Cost-cutting adjustments to the NYPD totaled $132 million in the 2024 fiscal year and $429 in 2025.
Reduction of overtime, elimination of vacancies and re-evaluation of light duty personnel will help the FDNY cut $92 million from its fiscal year 2024 budget, officials said.
For the city's education system, the cuts will mean cutting fringe benefits, reducing community school allocations and reducing early childhood spending.
The city's Sanitation department will also tighten its belt — most notably by removing some litter baskets from city streets and delaying the rollout of the curbside organics collection in the Bronx, city hall officials said.
City hall officials and Mayor Eric Adams continue to attribute much of the city's financial strife to spending on services for asylum seekers, reporting an unexpected $11 billion in added expenditures over the next two fiscal years.
Adams was recently in Washington D.C. earlier in November to discuss possible financial help from the federal government to help the city through a crisis that he has repeatedly said "will destroy New York City," but before any meetings took place, he hopped back on a plane to return to New York City when a crisis of his own unfolded, regarding a FBI probe into his 2021 mayoral campaign.
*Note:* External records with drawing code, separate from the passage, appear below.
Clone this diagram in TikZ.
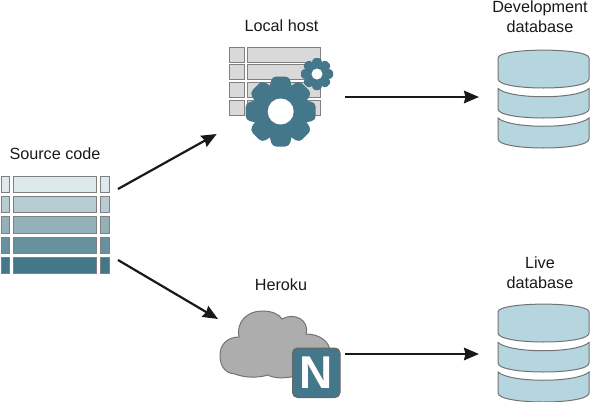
\documentclass[tikz,border=0pt]{standalone}
\usepackage{fontspec}
\setmainfont{Liberation Sans}
\usetikzlibrary{arrows.meta}
\definecolor{teal}{HTML}{44778A}
\definecolor{gearblue}{HTML}{44778A}
\definecolor{dbfill}{HTML}{B5D6DF}
\definecolor{rowA}{HTML}{DDE9EC}
\definecolor{rowB}{HTML}{B7CCD3}
\definecolor{rowC}{HTML}{94B1B9}
\definecolor{rowD}{HTML}{68919F}
\definecolor{rowE}{HTML}{44778A}
\tikzset{
  lbl/.style={font=\fontsize{16.2}{20}\selectfont, align=center, text=black!90, inner sep=0pt},
  conn/.style={draw=black!90, line width=2.2pt, -{Stealth[length=15pt,width=12.5pt,inset=1.5pt]}},
  cell/.style={draw=black!50, line width=1pt},
  dbband/.style={draw=black!55, line width=1pt, fill=dbfill},
  gearshape/.style={fill=gearblue, draw=none},
  cloudshape/.style={draw=black!55, line width=1pt, fill=black!32},
}
\newcommand{\srcrow}[2]{%
  \path[cell, fill=#2] (1,#1) rectangle (9,#1+16.6);
  \path[cell, fill=#2] (13,#1) rectangle (96.7,#1+16.6);
  \path[cell, fill=#2] (100.5,#1) rectangle (109,#1+16.6);
}
\newcommand{\hostrow}[1]{%
  \path[cell, fill=black!15] (229,#1) rectangle (244,#1+15);
  \path[cell, fill=black!15] (247.5,#1) rectangle (320.7,#1+15);
}
% centre x, centre y, outer radius, body radius, hole radius
\newcommand{\gearicon}[5]{%
  \begin{scope}[shift={(#1,#2)}]
    \foreach \a in {0,45,...,315}{
      \fill[gearshape, rotate=\a, rounded corners=#3*0.12pt]
        (-#3*0.34,-#4*0.8) -- (-#3*0.25,-#3) -- (#3*0.25,-#3) -- (#3*0.34,-#4*0.8) -- cycle;
    }
    \fill[gearshape] (0,0) circle[radius=#4];
    \fill[white] (0,0) circle[radius=#5];
  \end{scope}
}
\newcommand{\dbicon}[1]{%
  \begin{scope}[shift={(0,#1)}]
    \path[dbband] (498,118) .. controls (510,129) and (577,129) .. (589,118)
      -- (589,139) .. controls (589,151) and (498,151) .. (498,139) -- cycle;
    \path[dbband] (498,88.5) .. controls (510,99.5) and (577,99.5) .. (589,88.5)
      -- (589,109) .. controls (589,121) and (498,121) .. (498,109) -- cycle;
    \path[dbband] (498,58) .. controls (498,47.5) and (589,47.5) .. (589,58)
      -- (589,79) .. controls (589,91) and (498,91) .. (498,79) -- cycle;
  \end{scope}
}
\begin{document}
\begin{tikzpicture}[x=1pt,y=-1pt]
  \useasboundingbox (0,0) rectangle (590,402);

  % Source code
  \srcrow{176}{rowA}
  \srcrow{196.3}{rowB}
  \srcrow{216.6}{rowC}
  \srcrow{237}{rowD}
  \srcrow{257.3}{rowE}

  % Local host
  \hostrow{47}
  \hostrow{64.6}
  \hostrow{82.3}
  \hostrow{100}
  \gearicon{317}{74}{16}{11.5}{5.5}
  \gearicon{280.7}{111.5}{35}{25.5}{13}

  % Heroku
  \path[cloudshape] (235,374)
    .. controls (222,373) and (220,362) .. (220,355)
    .. controls (220,344) and (228,337) .. (239,337)
    .. controls (236,322) and (247,311) .. (262,311)
    .. controls (272,311) and (279,314) .. (282,319)
    .. controls (294,312) and (310,320) .. (306,334)
    .. controls (320,334) and (330,342) .. (330,352)
    -- (295,376)
    .. controls (285,379) and (272,378) .. (268,375)
    .. controls (258,378) and (245,378) .. (235,374) -- cycle;
  \path[draw=black!60, line width=1pt, fill=teal, rounded corners=5pt] (292.5,348) rectangle (340,397.5);
  \node[font=\fontsize{46}{46}\selectfont\bfseries, text=white, inner sep=0pt] (nletter) at (316.2,372.8) {N};

  % Databases
  \dbicon{0}
  \dbicon{254}

  % Labels
  \node[lbl] (source) at (55,154) {Source code};
  \node[lbl] (local) at (281.5,25.5) {Local host};
  \node[lbl] (heroku) at (281,285) {Heroku};
  \node[lbl] (dev) at (540,17) {Development\\database};
  \node[lbl] (live) at (540,273) {Live\\database};

  % Connector ends
  \coordinate (srcA) at (118,189);
  \coordinate (srcB) at (118,260);
  \coordinate (hostIn) at (216.7,134);
  \coordinate (hostOut) at (345,97);
  \coordinate (herokuIn) at (218,319);
  \coordinate (herokuOut) at (345,354);
  \coordinate (devIn) at (479,97);
  \coordinate (liveIn) at (479,354);

  \draw[conn] (srcA) -- (hostIn);
  \draw[conn] (srcB) -- (herokuIn);
  \draw[conn] (hostOut) -- (devIn);
  \draw[conn] (herokuOut) -- (liveIn);
\end{tikzpicture}
\end{document}
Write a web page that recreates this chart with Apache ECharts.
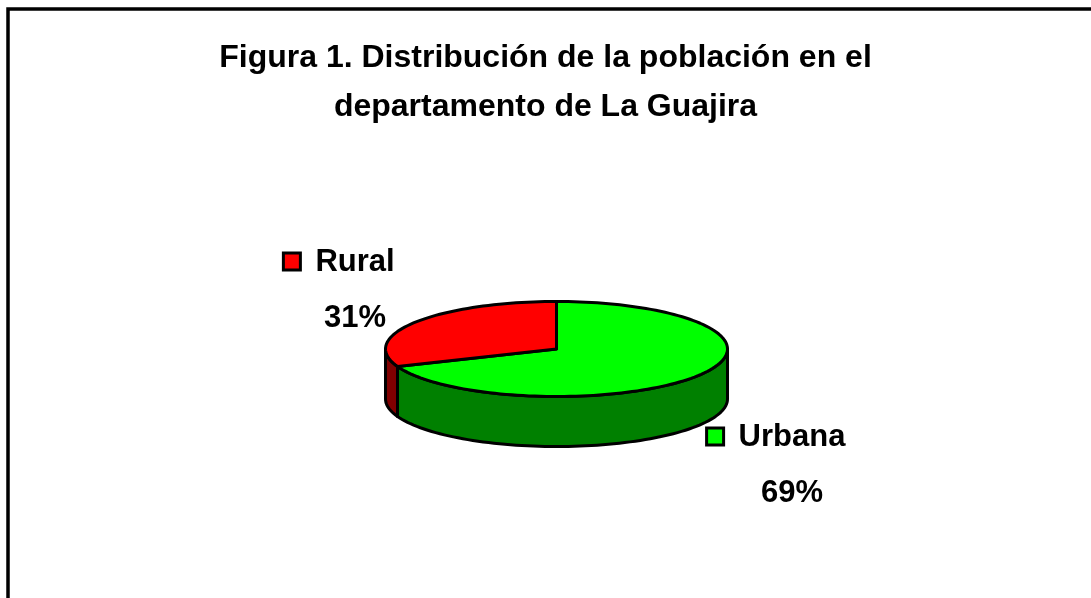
<!DOCTYPE html>
<html lang="es">
<head>
<meta charset="UTF-8">
<title>Distribución de la población</title>
<script src="https://cdn.jsdelivr.net/npm/echarts@6/dist/echarts.min.js"></script>
<style>
    html, body { margin: 0; padding: 0; background: #fff; }
    #main { width: 1091px; height: 598px; }
</style>
</head>
<body>
<div id="main"></div>
<script>
    // datos
    var categories = ['Urbana', 'Rural'];
    var values = [69, 31];
    var topColors = ['#00ff00', '#ff0000'];
    var sideColors = ['#008000', '#800000'];
    var titleText = 'Figura 1. Distribución de la población en el\ndepartamento de La Guajira';

    // forma del pastel 3d (pixeles)
    var cx = 556.5, cy = 349, rx = 171, ry = 47.5, depth = 50;
    // donde va cada etiqueta (centro del nombre)
    var labelAt = [[792, 437], [355, 262]];
    var font = 'bold 31px "Liberation Sans", Arial, sans-serif';

    var total = 0;
    var cum = [0];
    for (var i = 0; i < values.length; i++) {
        total += values[i];
        cum.push(total);
    }

    var ctx = document.createElement('canvas').getContext('2d');
    ctx.font = font;

    function arc(a, b, dy) {
        var n = Math.ceil(Math.abs(a - b) / 2) + 1;
        var pts = [];
        for (var k = 0; k <= n; k++) {
            var t = (a + (b - a) * k / n) * Math.PI / 180;
            pts.push([cx + rx * Math.cos(t), cy - ry * Math.sin(t) + dy]);
        }
        return pts;
    }

    function renderItem(params, api) {
        var i = params.dataIndex;
        var v = api.value(0);
        var start = 90 - 360 * cum[i] / total;
        var end = start - 360 * v / total;
        var children = [];

        // cara de arriba
        children.push({
            type: 'polygon',
            z2: 10,
            shape: {points: [[cx, cy]].concat(arc(start, end, 0))},
            style: {fill: topColors[i], stroke: '#000', lineWidth: 3, lineJoin: 'round'}
        });

        // pared visible (mitad de adelante)
        [0, -360, 360].forEach(function (k) {
            var hi = Math.min(start, k);
            var lo = Math.max(end, k - 180);
            if (hi > lo) {
                var pts = arc(hi, lo, 0).concat(arc(lo, hi, depth));
                children.push({
                    type: 'polygon',
                    z2: 1,
                    shape: {points: pts},
                    style: {fill: sideColors[i], stroke: '#000', lineWidth: 3, lineJoin: 'round'}
                });
            }
        });

        // etiqueta
        var name = categories[i];
        var lx = labelAt[i][0], ly = labelAt[i][1];
        var w = ctx.measureText(name).width;
        children.push({
            type: 'rect',
            z2: 20,
            shape: {x: lx - w / 2 - 32, y: ly - 9, width: 17, height: 17},
            style: {fill: topColors[i], stroke: '#000', lineWidth: 3}
        });
        children.push({
            type: 'text',
            z2: 20,
            style: {x: lx, y: ly, text: name, font: font, fill: '#000', align: 'center', verticalAlign: 'middle'}
        });
        children.push({
            type: 'text',
            z2: 20,
            style: {
                x: lx, y: ly + 56, text: Math.round(v / total * 100) + '%', font: font,
                fill: '#000', align: 'center', verticalAlign: 'middle'
            }
        });

        return {type: 'group', children: children};
    }

    var myChart = echarts.init(document.getElementById('main'));
    var option = {
        backgroundColor: '#fff',
        animation: false,
        title: {
            text: titleText,
            left: 'center',
            top: 29,
            textStyle: {
                fontFamily: '"Liberation Sans", Arial, sans-serif',
                fontWeight: 'bold',
                fontSize: 32,
                lineHeight: 49,
                color: '#000'
            }
        },
        graphic: [{
            type: 'rect',
            shape: {x: 8, y: 9, width: 1200, height: 700},
            style: {fill: 'none', stroke: '#000', lineWidth: 3.5}
        }],
        series: [{
            type: 'custom',
            coordinateSystem: 'none',
            renderItem: renderItem,
            data: values.map(function (v) { return [v]; })
        }]
    };
    myChart.setOption(option);
</script>
</body>
</html>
Comptroller Brad Lander said he found the Mayor's characterization of recent asylum seekers as untrue and unfair when it comes to the numbers.
"City Hall should stop suggesting that asylum seekers are the reason for imposing severe cuts when they are only contributing to a portion of these budget gaps, much of which already existed," Lander said in a statement Thursday.
"Scapegoating immigrants for those cuts is antithetical to the defining role of New York as a beacon of promise, inscribed at the base of the Statue of Liberty."
The New York Working Families Party also took issue with Adams attributing the painful cuts to asylum seekers, and emphasized the strain such sweeping cuts could have on New York City families.
"Mayor Adams is pursuing an agenda of death by a thousand cuts," said Jasmine Gripper and Ana María Archila, co-Directors of the party.
"At a time when half of NYC households can't afford the cost of living, we should be stepping up our investments in working communities, not defunding the services they rely on."